A little more contrast would give it some drama so I bump the contrast adjustment up to +24. And Clarity does some exciting micro contrast adjustments that make an image pop. So let’s give it +50 clarity. You can see that the image is starting to get a little life to it, starting to glow. You’ll also notice that these tonality adjustments have increased saturation. That’s why we wait until the end to do saturation; the adjustments along the way are going to affect it.
That’s about all the tonal adjustments we need, at least for now. The next component I like to turn to is Hue. Hue is another word for colors such as red, green, blue, etc. The photograph having been captured in open shade, the light is cool, rendering a cool look to the whole image. But that complements the mood of peace and tranquility I want to convey. So the hue is just fine, meaning there are no apparent color casts to the image. If there were I would use Temperature and Tiny to correct them. But it’s fine
The final area to adjust is Saturation. That’s the purity of the color. This scene will benefit from some selective saturation. To do that I turn to the HSL group. Let’s start with that happy cottonwood. I open the HSL group and make sure Saturation is selected. Selecting the Targeted Adjustment Tool (TAT) I use it to adjust the saturation of the cottonwood. The TAT automatically selects the colors to adjust and it selected orange and yellow. Orange came up to +45 and yellow to +5. But that didn’t do the trick like I had hoped. It still wasn’t standing out enough so I switched to Luminance and brightened the tree up a bit more with the TAT, bringing orange up to +54 and red up to +1. One final adjustment is to make the color a little less red and more yellow.
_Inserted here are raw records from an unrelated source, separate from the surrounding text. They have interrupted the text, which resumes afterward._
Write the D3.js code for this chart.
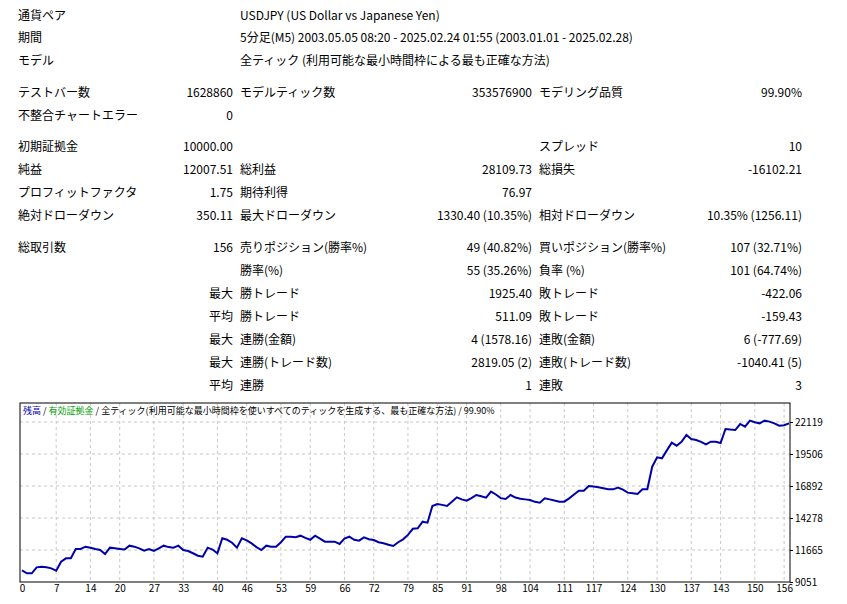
<!DOCTYPE html>
<html><head><meta charset="utf-8">
<script src="https://cdn.jsdelivr.net/npm/d3@7/dist/d3.min.js"></script>
<style>body{margin:0;background:#fff}text{font-family:"Noto Sans CJK JP","Liberation Sans",sans-serif}</style>
</head><body><svg id="c" width="847" height="604"></svg>
<script>
const balance = [10000,9760,9760,10250,10303,10250,10167,9974,10712,10984,10984,11746,11746,11936,11850,11750,11665,11338,11855,11800,
11750,11700,12018,11936,11800,11610,11746,11583,11800,12018,11900,11855,12018,11665,11583,11400,11200,11120,11855,11700,
11400,12620,12500,12260,11855,12620,12450,12200,11900,11665,12018,11936,11936,12300,12750,12750,12700,12833,12650,12500,
12833,12600,12343,12343,12343,12155,12600,12750,12500,12425,12700,12550,12480,12300,12210,12100,11991,12300,12534,12900,
13400,13433,13976,13894,15258,15422,15350,15258,15600,15967,15800,15691,15900,16157,16050,15937,16430,16200,15900,15830,
16157,15950,15858,15800,15748,15600,15531,15885,15800,15700,15612,15612,15885,16200,16512,16512,16892,16850,16783,16700,
16620,16620,16756,16600,16348,16300,16238,16620,16620,18470,19233,19152,19800,20430,20185,20500,21057,20730,20649,20500,
20297,20512,20512,20400,21547,21500,21465,21956,21738,22228,22100,22010,22228,22150,22010,21820,21850,22010];
const yTicks = [9051,11665,14278,16892,19506,22119];
const xTicks = [0,7,14,20,27,33,40,46,53,59,66,72,79,85,91,98,104,111,117,124,130,137,143,150,156];
const header = [["通貨ペア","USDJPY (US Dollar vs Japanese Yen)",16],["期間","5分足(M5) 2003.05.05 08:20 - 2025.02.24 01:55 (2003.01.01 - 2025.02.28)",38],["モデル","全ティック (利用可能な最小時間枠による最も正確な方法)",61]];
const rows = [
[93,"テストバー数","1628860","モデルティック数","353576900","モデリング品質","99.90%"],
[116,"不整合チャートエラー","0","","","",""],
[147,"初期証拠金","10000.00","","","スプレッド","10"],
[170,"純益","12007.51","総利益","28109.73","総損失","-16102.21"],
[193,"プロフィットファクタ","1.75","期待利得","76.97","",""],
[216,"絶対ドローダウン","350.11","最大ドローダウン","1330.40 (10.35%)","相対ドローダウン","10.35% (1256.11)"],
[248,"総取引数","156","売りポジション(勝率%)","49 (40.82%)","買いポジション(勝率%)","107 (32.71%)"],
[271,"","","勝率(%)","55 (35.26%)","負率 (%)","101 (64.74%)"],
[294,"","最大","勝トレード","1925.40","敗トレード","-422.06"],
[317,"","平均","勝トレード","511.09","敗トレード","-159.43"],
[340,"","最大","連勝(金額)","4 (1578.16)","連敗(金額)","6 (-777.69)"],
[363,"","最大","連勝(トレード数)","2819.05 (2)","連敗(トレード数)","-1040.41 (5)"],
[386,"","平均","連勝","1","連敗","3"]];
const svg = d3.select("#c");
const fs = 12;
function t(x,y,s,anchor,col,size){svg.append("text").attr("x",x).attr("y",y).attr("dy","0.35em").attr("text-anchor",anchor||"start").attr("fill",col||"#000").attr("font-size",size||fs).text(s);}
header.forEach(h=>{t(18,h[2],h[0]);t(240,h[2],h[1]);});
rows.forEach(r=>{const y=r[0];
 if(r[1])t(18,y,r[1]); if(r[2])t(233,y,r[2],"end");
 if(r[3])t(240,y,r[3]); if(r[4])t(532,y,r[4],"end");
 if(r[5])t(539,y,r[5]); if(r[6])t(802,y,r[6],"end");});
const L=20,R=790,T=403,B=582;
const x=d3.scaleLinear().domain([0,157]).range([L+2,R-1]);
const y=d3.scaleLinear().domain([9051,22119]).range([B,422]);
const g=svg.append("g");
g.selectAll(".gx").data(xTicks.slice(1)).join("line").attr("x1",d=>x(d)).attr("x2",d=>x(d)).attr("y1",T).attr("y2",B).attr("stroke","#c8c8c8").attr("stroke-dasharray","3,3");
g.selectAll(".gy").data(yTicks.slice(1)).join("line").attr("x1",L).attr("x2",R).attr("y1",d=>y(d)).attr("y2",d=>y(d)).attr("stroke","#c8c8c8").attr("stroke-dasharray","3,3");
svg.append("rect").attr("x",L).attr("y",T).attr("width",R-L).attr("height",B-T).attr("fill","none").attr("stroke","#000");
const xa=svg.append("g").attr("transform",`translate(0,${B})`).call(d3.axisBottom(x).tickValues(xTicks).tickFormat(d3.format("d")).tickSize(0).tickPadding(3));
xa.select(".domain").remove(); xa.selectAll("text").attr("font-size",10).attr("font-family","'Liberation Sans',sans-serif");
const ya=svg.append("g").attr("transform",`translate(${R},0)`).call(d3.axisRight(y).tickValues(yTicks).tickFormat(d3.format("d")).tickSize(3).tickPadding(2));
ya.select(".domain").remove(); ya.selectAll("text").attr("font-size",10).attr("font-family","'Liberation Sans',sans-serif");
svg.append("path").datum(balance).attr("fill","none").attr("stroke","#0000aa").attr("stroke-width",2)
 .attr("d",d3.line().x((d,i)=>x(i)).y(d=>y(d)));
const lg=svg.append("text").attr("x",23).attr("y",411).attr("dy","0.35em").attr("font-size",9);
lg.append("tspan").attr("fill","#0000aa").text("残高");
lg.append("tspan").attr("fill","#000").text(" / ");
lg.append("tspan").attr("fill","#00a000").text("有効証拠金");
lg.append("tspan").attr("fill","#000").text(" / 全ティック(利用可能な最小時間枠を使いすべてのティックを生成する、最も正確な方法) / 99.90%");
</script></body></html>
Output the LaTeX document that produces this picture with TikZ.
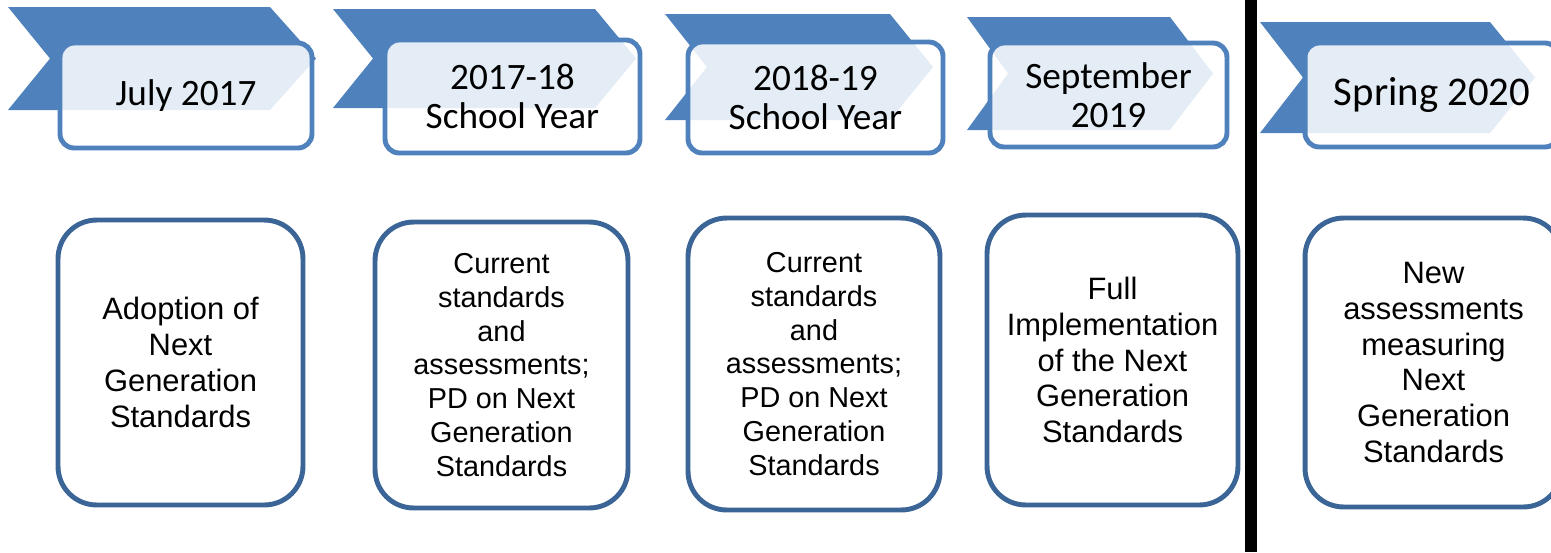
\documentclass[tikz,border=0pt]{standalone}
\usepackage{fontspec}
\setmainfont{Liberation Sans}
\newfontfamily\headfont{Carlito}
\definecolor{ribbonblue}{HTML}{4F81BD}
\definecolor{boxblue}{HTML}{3B6596}

\begin{document}
\begin{tikzpicture}[x=0.02cm, y=-0.02cm]
    % Setup the styles for the date tabs and the step boxes
    \tikzset{date box/.style={draw=ribbonblue,
                              line width=2.8pt,
                              rounded corners=8pt,
                              fill=white, fill opacity=0.85, text opacity=1,
                              align=center, inner sep=0pt,
                              font=\headfont\fontsize{21.2}{22.2}\selectfont},
             step box/.style={draw=boxblue,
                              line width=2.8pt,
                              rounded corners=22pt,
                              fill=white,
                              align=center, inner sep=0pt,
                              font=\fontsize{17.6}{20.4}\selectfont},
             small text/.style={font=\fontsize{16.4}{19.3}\selectfont}}

    \useasboundingbox (0,0) rectangle (1551,552);
    \clip (0,0) rectangle (1551,552);

    % Draw the ribbons behind the dates
    \foreach \xl/\yt/\yb/\xn/\xr/\xt in {8/7/110/50/270/316,
                                          333/9/108/373/595/636,
                                          665/14/120/707/890/933,
                                          967/17/130/1008/1170/1213,
                                          1260/22/133/1303/1490/1535}
        \fill[ribbonblue] (\xl,\yt) -- (\xr,\yt) -- (\xt,{(\yt+\yb)/2})
            -- (\xr,\yb) -- (\xl,\yb) -- (\xn,{(\yt+\yb)/2}) -- cycle;

    % Draw the dates
    \node[date box, minimum width=5.04cm, minimum height=2.1cm]  at (186,95.5)    (july)   {July 2017};
    \node[date box, minimum width=5.1cm,  minimum height=2.26cm] at (512.5,96.5)  (year1)  {2017-18\\School Year};
    \node[date box, minimum width=5.1cm,  minimum height=2.22cm] at (815.5,97.5)  (year2)  {2018-19\\School Year};
    \node[date box, minimum width=4.74cm, minimum height=2.08cm] at (1108.5,95)   (sept)   {September\\2019};
    \node[date box, minimum width=5.08cm, minimum height=2.08cm,
          font=\headfont\fontsize{23.2}{24}\selectfont]          at (1432,95)     (spring) {Spring 2020};

    % Draw the steps
    \node[step box, minimum width=4.9cm,  minimum height=5.7cm]  at (180.5,362.5) (adopt)  {Adoption of\\Next\\Generation\\Standards};
    \node[step box, small text, minimum width=5.06cm, minimum height=5.72cm] at (501.5,365) (pd1)
        {Current\\standards\\and\\assessments;\\PD on Next\\Generation\\Standards};
    \node[step box, small text, minimum width=5.04cm, minimum height=5.84cm] at (814,364) (pd2)
        {Current\\standards\\and\\assessments;\\PD on Next\\Generation\\Standards};
    \node[step box, minimum width=5.02cm, minimum height=5.8cm]  at (1112.5,360)  (full)
        {Full\\Implementation\\of the Next\\Generation\\Standards};
    \node[step box, minimum width=5.14cm, minimum height=5.78cm] at (1433.5,362.5) (assess)
        {New\\assessments\\measuring\\Next\\Generation\\Standards};

    % Separator before the new assessments
    \draw[line width=6.8pt] (1251,0) -- (1251,552);
\end{tikzpicture}
\end{document}
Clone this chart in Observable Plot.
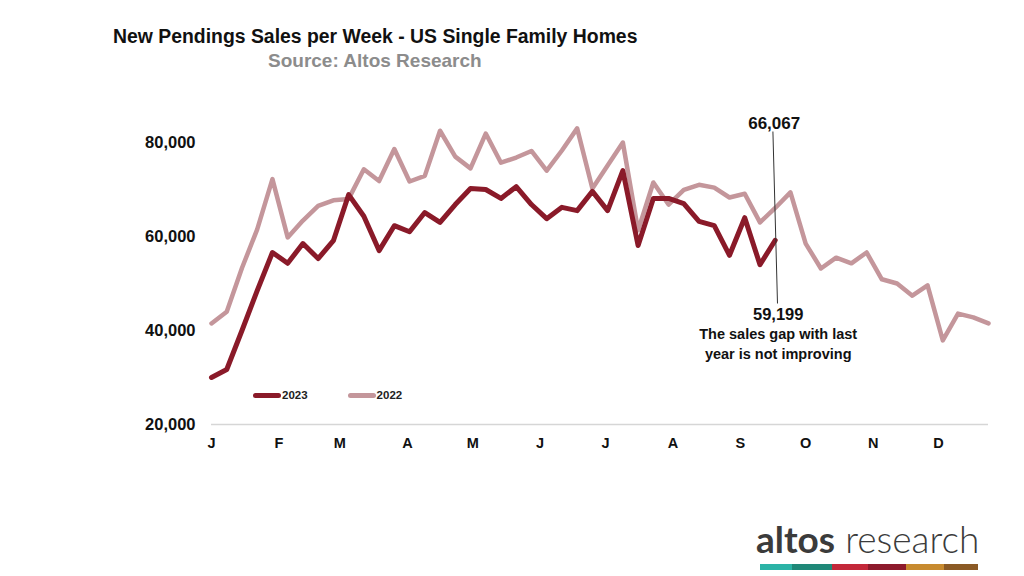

So, again with the TAT I select Hue and bring orange up to +20 and red to +6. It’s looking pretty good now and is starting to call attention to itself like I want.
Now it’s time to do some subtle saturation changes with the Vibrance tool. This is a very effective tool and generally works on the more subtle colors although I’ve found that at least in Lightroom it tends to saturate blues more than any other color. So we can expect it to do nice things with the water. So applying +25 Vibrance (using a preset I set up for that) the water becomes a bit more interesting. But as an added benefit the foreground rock on the left looks better too.
I’ve done about all I want to do in Lightroom so it’s time to move on to Photoshop. But let’s take stock of where we are. Here’s what we have now compared with where we started.
In the Darkroom Part 2
Many people do all their processing in Lightroom and it’s a fantastic tool. But I prefer to use Lightroom for the things it does best and Photoshop for the things it does best. So all my photographs end up in Photoshop and that’s where we go next – Edit In Photoshop.
When you move from Lightroom to Photoshop, Lightroom creates a TIFF file from your RAW file, launches Photoshop and imports the TIFF. I always start a new Photoshop session by running a Start action I wrote. It creates three layer folders – Global Adjustments, Local Adjustments and Soft Proof Adjustments. They hold layers that are pretty self-explanatory. The Start action also runs a mid tone contrast mask action that does some pretty amazing things with the light, giving it a velvety look (for some other time).
Next I want to cool the image off just a little more so I use Color Balance and increase blue to +5 and decrease red (increase cyan) to –3. That was a global adjustment so it goes into the Global Adjustments layer group. That’s pretty much it for global adjustments. Here’s what we have now.
Now it’s time to turn to local adjustments. I’m distracted by the lower right hand corner. It’s lighter and is drawing my eye away from the center of the image. So I’ll do a little dodging and burning by creating a dodge and burn layer in the Local Adjustments layer group and going to town (more on that later too). You have to be careful when dodging and burning so you don’t overdo it. I set the Flow rate on the brush to 5%. I’m able to take care of a bit of the problem and the rest will be resolved when I vignette the image toward the end.
Next I want to turn my attention to the foreground rock on the left. I’m thinking a little enhanced contrast will make it a bit more prominent. But I don’t want it to overpower the cottonwood so the adjustments will have to be discrete. Using a Curves layer and ensuring the blending mode is set to Luminance so the colors don’t change I darken the shadows a little and bring up the highlights. This adjusts contrast for the entire image but I just want the foreground rock to be affected. So I paint out the areas I want to remain unchanged with a black paint brush. That layer goes in the Local Adjustments group.
There are some shadows on the main wall that are a bit too dark so I’ll return to the Dodge and Burn layer again and using a white brush, again at 5% flow rare, open them up a little. You want to be very careful with this.
At this point I go back to the layers I already added and do a little tweaking to get the image to glow. I also decide to add a bit more Vibrance so I add a +40 vibrance to the Global Adjustments group That does magic on the foreground rock. We’re ready for the final touch – to vignette the four corners. I use the PhotoKit Color 2 tools. It does a superb job. These last changes have been pretty subtle and really only show up on larger prints. But they are very important. Here’s where we are now.
“Is it done?” you might ask. The answer is “No.” Looking good on a computer monitor is not the same as looking good on paper. So now comes the most time consuming part of all – printing proofs. It could take as many as 10 proofs, sometimes more, to get it looking right. Easy photographs come together in three or four proofs. It takes time but it’s something you need to do to end up with a great looking photograph that people will hang on their walls.
That’s it. Just to give you a comparison as to how far this image has come here is where it all started.
For me art is not about faithfully capturing reality. That’s documentation. Art is about expressing the inspiration you felt at the moment a scene stopped you in your tracks and you caught a vision of how you could convey the feelings you had at that moment.